Partnership to explore potential investment. Centrus Energy has formed a partnership with Korea Hydro & Nuclear Power (KHNP) and POSCO International to evaluate potential investments in the expansion of its uranium enrichment facility in Piketon, Ohio. The collaboration is intended to strengthen U.S.–Korea cooperation in civilian nuclear energy and includes exploring opportunities such as additional supply agreements for Low-Enriched Uranium (LEU) and High-Assay, Low-Enriched Uranium (HALEU) to support next-generation reactors. The initiative underscores the growing demand for U.S.-owned enrichment capacity and highlights another potential channel for private capital investment, aimed at enhancing supply diversity and competition in the nuclear fuel market.
High-assay low-enriched uranium is a bottleneck for nuclear energy. High-Assay Low-Enriched Uranium (HALEU) is uranium fuel with a concentration of 5% to 20% U-235, offering higher energy output while reducing nuclear waste compared to traditional low-enriched uranium. HALEU is suitable for next-generation advanced reactor designs, particularly small modular reactors. The innovation and efficiency improvements in the nuclear industry rely on the application of HALEU, with several countries promoting its research and development. The application for HALEU production licenses is stringent, involving technical, production equipment, and facility factors. The company is the only one licensed by the U.S. Nuclear Regulatory Commission to produce HALEU, which is its competitive advantage.

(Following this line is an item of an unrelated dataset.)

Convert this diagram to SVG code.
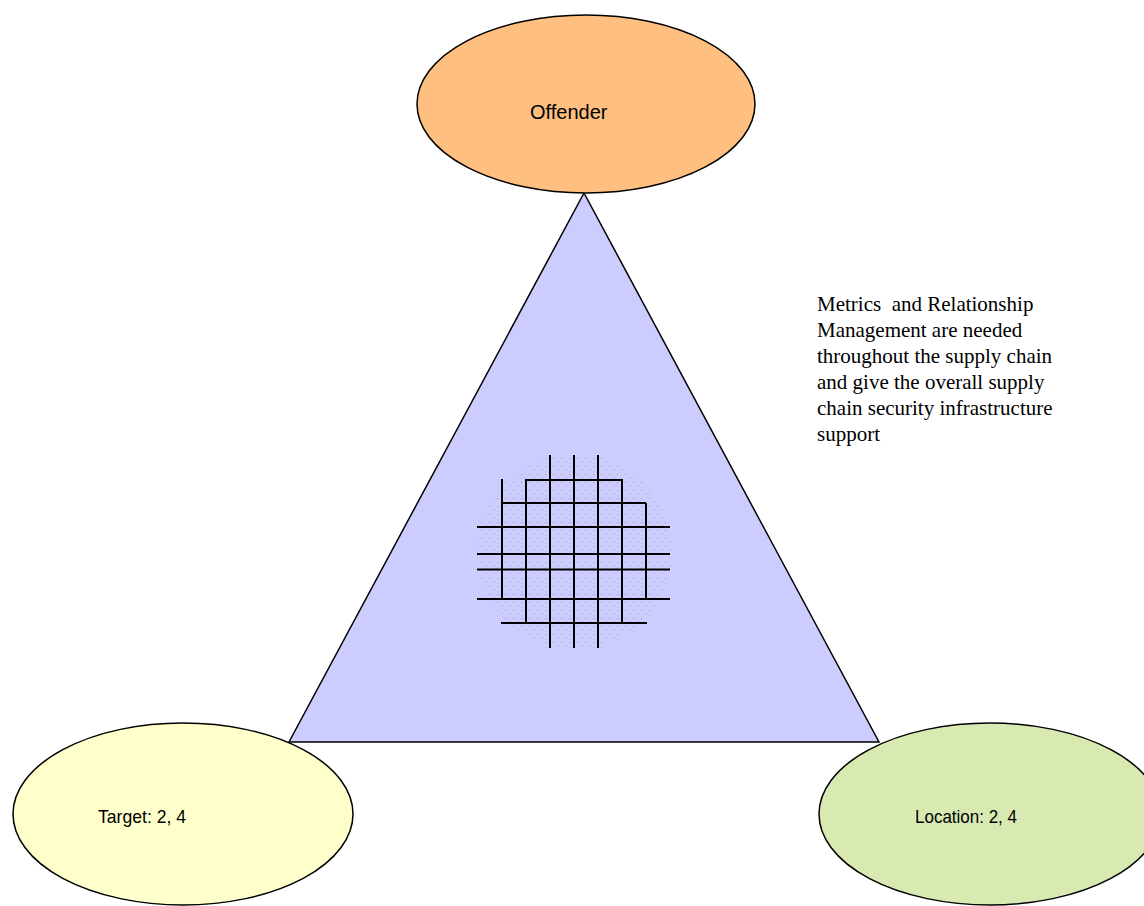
<svg xmlns="http://www.w3.org/2000/svg" width="1144" height="906" viewBox="0 0 1144 906">
  <defs>
    <style>
      .outline { stroke: #000; stroke-width: 1.5; }
      .grid line { stroke: #000; stroke-width: 2; }
      .sans { font-family: "Liberation Sans", Arial, sans-serif; font-size: 20px; fill: #000; }
      .narrow { font-family: "Liberation Sans Narrow", "Liberation Sans", Arial, sans-serif; font-size: 19px; fill: #000; }
      .serif { font-family: "Liberation Serif", "Times New Roman", serif; font-size: 21px; fill: #000; }
    </style>
    <pattern id="dots" width="8" height="8" patternUnits="userSpaceOnUse">
      <rect x="1" y="2" width="1" height="1" fill="#6fb080"/>
      <rect x="5" y="5" width="1" height="1" fill="#a8aac8"/>
    </pattern>
  </defs>
  <rect width="1144" height="906" fill="#fff"/>

  <g id="triangle">
    <polygon class="outline" points="584,193 289,742 879,742" fill="#ccccff"/>
  </g>

  <g id="grid-emblem">
    <circle cx="574" cy="551" r="97" fill="url(#dots)"/>
    <g class="grid">
      <line x1="502" y1="479" x2="502" y2="600"/>
      <line x1="526" y1="479" x2="526" y2="624"/>
      <line x1="550" y1="455" x2="550" y2="648"/>
      <line x1="574" y1="455" x2="574" y2="648"/>
      <line x1="598" y1="455" x2="598" y2="648"/>
      <line x1="622" y1="479" x2="622" y2="624"/>
      <line x1="646" y1="503" x2="646" y2="600"/>
      <line x1="526" y1="480" x2="622" y2="480"/>
      <line x1="502" y1="503" x2="646" y2="503"/>
      <line x1="477" y1="527" x2="670" y2="527"/>
      <line x1="477" y1="554" x2="670" y2="554"/>
      <line x1="477" y1="569.5" x2="670" y2="569.5"/>
      <line x1="477" y1="599" x2="670" y2="599"/>
      <line x1="501" y1="623" x2="647" y2="623"/>
    </g>
  </g>

  <g id="offender">
    <ellipse class="outline" cx="586" cy="104" rx="169" ry="89" fill="#ffbf80"/>
    <text class="sans" x="530" y="119">Offender</text>
  </g>

  <g id="target">
    <ellipse class="outline" cx="183" cy="814" rx="170" ry="91" fill="#ffffcc"/>
    <text class="narrow" x="98" y="823" textLength="88" lengthAdjust="spacingAndGlyphs">Target: 2, 4</text>
  </g>

  <g id="location">
    <ellipse class="outline" cx="990" cy="814" rx="171" ry="91" fill="#d8e9b2"/>
    <text class="narrow" x="915" y="823" textLength="102" lengthAdjust="spacingAndGlyphs">Location: 2, 4</text>
  </g>

  <g id="note">
    <text class="serif" x="817" y="311" xml:space="preserve">Metrics  and Relationship</text>
    <text class="serif" x="817" y="337">Management are needed</text>
    <text class="serif" x="817" y="363">throughout the supply chain</text>
    <text class="serif" x="817" y="389">and give the overall supply</text>
    <text class="serif" x="817" y="415">chain security infrastructure</text>
    <text class="serif" x="817" y="441">support</text>
  </g>
</svg>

2Q25 results. Revenue declined by 18.3% to US$154.5mn in 2Q25, compared to US$189.0mn in 2Q24. Net income fell slightly by 5.56% to US$28.9mn in 2Q25, compared to US$30.6mn in 2Q24. Basic EPS fell to US$1.63 in 2Q25, compared to US$1.89 in 2Q24. As of 2Q 2025, the company has a total backlog of US$3.6bn, with delivery deadlines extending to 2040. This includes low-enriched uranium sales agreements worth US$2.1bn and US$900mn in technical support services.